Holder, 47, said her reason for resigning was to spend more time with her family. Her oldest daughter, Ashley, the 2011 SouthtownStar Girls Volleyball Player of the Year, is a freshman at the University of Akron. Her youngest daughter, Taylor, is a senior at Marist, and a son, Brent, is a freshman.

“I had to look at what’s ahead,” Holder said. “My son is a freshman and he plays football in the fall, and I’m going to have two girls (Ashley and Taylor) playing fall sports in college. That’s three kids who play fall sports. So it’s going to be kind of difficult to see my own kids as it is. To coach other people’s kids ... would be kind of hard.

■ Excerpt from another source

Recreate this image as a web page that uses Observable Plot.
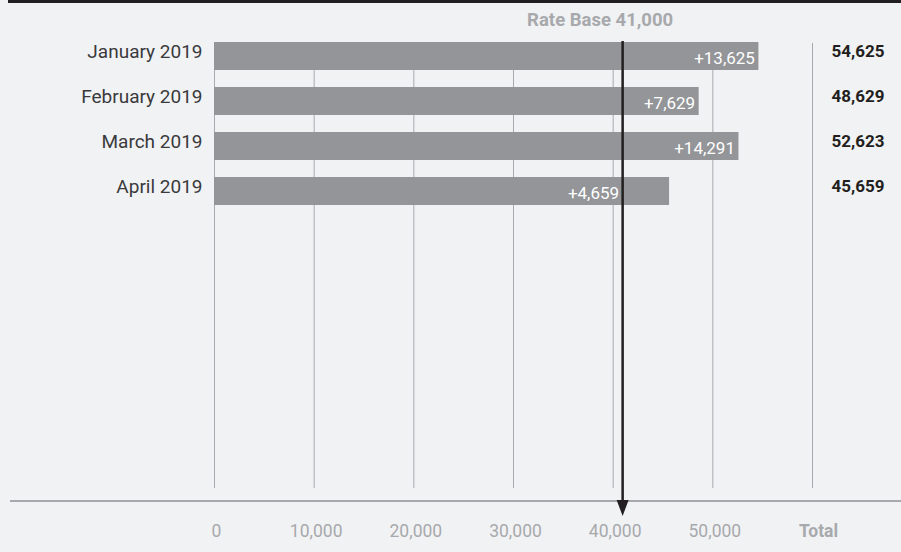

“And you know, 25 years is a long time. I need to take some time off. I’ve been coaching year-round for a very long time (between high school and club), plus teaching full-time. It’s a lot. I think I need to take a break to kind of slow down a little bit.”

Holder was an assistant under Nancy Pedersen at Mother McAuley for 14 years before starting the program at Marist when the school became coed in 2002. In 11 seasons at Marist, she had a 314-80 record, winning eight regional titles, two sectionals and one supersectional. In 2011, the RedHawks were 37-3, finishing fourth in the state in Class 4A.

Holder’s program has sent athletes to several Division I programs, including Duke, Illinois, Illinois State, Northwestern, Western Illinois, Iowa, Ohio, Northern Illinois and Indiana State.

“It was the most challenging thing I’ve ever done, the scariest thing I’ve ever done and the most rewarding thing I’ve ever done,” Holder said of her career at Marist. “I didn’t even have anyone to talk to as to what to expect when you start a program from nothing. So it was a huge challenge. But it turned out amazing. I’ve been very fortunate.”